In some special circumstances, in addition to a high conversion efficiency, a good lift-off performance of an EMAT is required as well. The numeric simulation suggests that a great magnet-to-coil distance can effectively limit the eddy current density attenuation with increasing lift-off. Meanwhile, the attenuation of the magnetic flux density remains almost unchanged. In this paper, the nonlinear relationship between lift-off and receiving signal amplitude is transformed into a linear relationship. Hence the lift-off performance of an EMAT can be represented by the value of slope k of the fitting line. The results showed that when the magnet-to-coil distance increases, the corresponding Lorentz force decays more slowly as the lift-off increases. That is, the lift-off performance is optimized.

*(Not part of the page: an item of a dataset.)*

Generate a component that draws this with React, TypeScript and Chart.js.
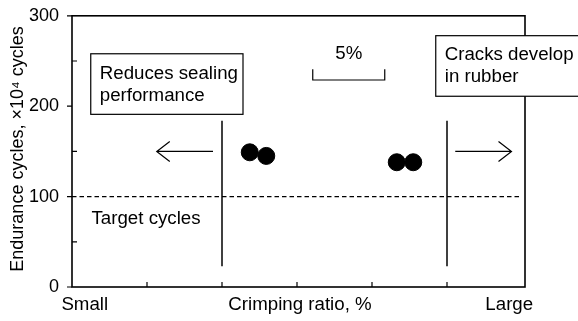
import React, { useEffect, useRef } from "react";
import { Chart, registerables } from "chart.js";

Chart.register(...registerables);

// ---- data ----
const pointX = [2.37, 2.59, 4.33, 4.55];
const pointY = [149, 145, 138, 138];
const limitX = [2, 5];
const limitYRange = [23, 184];
const targetY = 100;
const targetXRange = [0, 5.99];
const yMajorTicks = [0, 100, 200, 300];
const yMinorTicks = [50, 150, 250];
const xTicks = [1, 2, 3, 4, 5];
const xLabels = ["Small", "Crimping ratio, %", "Large"];
const xLabelPos = [0.17, 3.04, 5.83];
const yTitle = "Endurance cycles, \u00d710\u2074 cycles";

const FONT = "'Liberation Sans', Arial, Helvetica, sans-serif";
const FS = 18;
const FS_NOTE = 18.7;

const annotationPlugin = {
  id: "annots",
  afterDraw(chart: any) {
    const ctx = chart.ctx as CanvasRenderingContext2D;
    const xs = chart.scales.x;
    const ys = chart.scales.y;
    const a = chart.chartArea;
    const X = (v: number) => xs.getPixelForValue(v);
    const Y = (v: number) => ys.getPixelForValue(v);
    ctx.save();
    ctx.strokeStyle = "#000";
    ctx.fillStyle = "#000";
    ctx.lineWidth = 1.6;
    // frame
    ctx.strokeRect(a.left, a.top, a.right - a.left, a.bottom - a.top);
    // ticks
    ctx.lineWidth = 1.2;
    ctx.beginPath();
    for (const t of yMajorTicks) {
      ctx.moveTo(a.left - 5, Y(t));
      ctx.lineTo(a.left, Y(t));
    }
    for (const t of yMinorTicks) {
      ctx.moveTo(a.left, Y(t));
      ctx.lineTo(a.left + 5, Y(t));
    }
    for (const t of xTicks) {
      ctx.moveTo(X(t), a.bottom);
      ctx.lineTo(X(t), a.bottom - 5);
    }
    ctx.stroke();

    // arrows
    const ay = Y(150);
    ctx.beginPath();
    ctx.moveTo(X(1.88), ay);
    ctx.lineTo(X(1.13), ay);
    ctx.moveTo(X(1.13) + 13, ay - 10);
    ctx.lineTo(X(1.13), ay);
    ctx.lineTo(X(1.13) + 13, ay + 10);
    ctx.moveTo(X(5.11), ay);
    ctx.lineTo(X(5.86), ay);
    ctx.moveTo(X(5.86) - 13, ay - 10);
    ctx.lineTo(X(5.86), ay);
    ctx.lineTo(X(5.86) - 13, ay + 10);
    ctx.stroke();

    // 5% bracket
    ctx.beginPath();
    ctx.moveTo(X(3.21), Y(241));
    ctx.lineTo(X(3.21), Y(229));
    ctx.lineTo(X(4.17), Y(229));
    ctx.lineTo(X(4.17), Y(241));
    ctx.stroke();

    ctx.font = `${FS_NOTE}px ${FONT}`;
    ctx.textBaseline = "middle";
    ctx.textAlign = "center";
    ctx.fillText("5%", X(3.69), Y(258));

    // boxes
    const box = (x0: number, y0: number, x1: number, y1: number) => {
      ctx.fillStyle = "#fff";
      ctx.fillRect(x0, y0, x1 - x0, y1 - y0);
      ctx.strokeRect(x0, y0, x1 - x0, y1 - y0);
      ctx.fillStyle = "#000";
    };
    box(X(0.25), Y(258), X(2.28), Y(191));
    box(X(4.85), Y(278), X(6.8), Y(211));
    ctx.textAlign = "left";
    ctx.fillText("Reduces sealing", X(0.37), Y(236));
    ctx.fillText("performance", X(0.37), Y(211));
    ctx.fillText("Cracks develop", X(4.97), Y(257));
    ctx.fillText("in rubber", X(4.97), Y(232));
    ctx.fillText("Target cycles", X(0.26), Y(75));

    // x labels
    ctx.textAlign = "center";
    xLabels.forEach((l, i) => ctx.fillText(l, X(xLabelPos[i]), a.bottom + 18));

    // y title
    ctx.font = `${FS}px ${FONT}`;
    ctx.save();
    ctx.translate(18, 149);
    ctx.rotate(-Math.PI / 2);
    ctx.fillText(yTitle, 0, 0);
    ctx.restore();
    ctx.restore();
  },
};

export default function App() {
  const ref = useRef<HTMLCanvasElement>(null);
  useEffect(() => {
    document.body.style.margin = "0";
    const chart = new Chart(ref.current!, {
      type: "scatter",
      data: {
        datasets: [
          {
            label: "points",
            data: pointX.map((x, i) => ({ x, y: pointY[i] })),
            backgroundColor: "#000",
            borderColor: "#000",
            pointRadius: 8.5,
            pointHoverRadius: 8.5,
          },
          ...limitX.map((x) => ({
            label: "limit",
            type: "line" as const,
            data: limitYRange.map((y) => ({ x, y })),
            borderColor: "#000",
            borderWidth: 1.5,
            pointRadius: 0,
            showLine: true,
          })),
          {
            label: "target",
            type: "line" as const,
            data: targetXRange.map((x) => ({ x, y: targetY })),
            borderColor: "#000",
            borderWidth: 1.2,
            borderDash: [4.5, 3],
            pointRadius: 0,
            showLine: true,
          },
        ],
      },
      options: {
        animation: false,
        responsive: false,
        maintainAspectRatio: false,
        layout: { padding: { top: 15, right: 53, left: 0, bottom: 0 } },
        plugins: { legend: { display: false }, tooltip: { enabled: false } },
        scales: {
          x: {
            type: "linear",
            min: 0,
            max: 6.04,
            grid: { display: false },
            border: { display: false },
            ticks: { display: false },
            afterFit: (s: any) => {
              s.height = 34;
            },
          },
          y: {
            min: 0,
            max: 300,
            grid: { display: false },
            border: { display: false },
            ticks: {
              stepSize: 100,
              padding: 5,
              color: "#000",
              font: { family: FONT, size: FS },
            },
            afterFit: (s: any) => {
              s.width = 72;
            },
          },
        },
      },
      plugins: [annotationPlugin],
    });
    return () => chart.destroy();
  }, []);
  return (
    <div style={{ position: "absolute", left: 0, top: 0, width: 578, height: 321 }}>
      <canvas ref={ref} width={578} height={321} />
    </div>
  );
}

Specifically, when the magnet-to-coil distance is 2 mm, the lift-off performance increases by 46.6%. Continuing to increase the distance can slightly improve the lift-off performance at this time. Furthermore, the conversion efficiency starts to decrease at the same time. Therefore, the magnet-to-coil distance should be 2 mm in order to ensure the greatest performance improvement of this specific EMAT.

Some experiments were carried out to validate the improvement of an EMAT with a proper magnet-to-coil distance. The experimental results supported the numerical simulation. The results demonstrated that an EMAT with a magnet-to-coil distance of 2 mm can enhance the conversion efficiency and weaken lift-off performance significantly at the same time.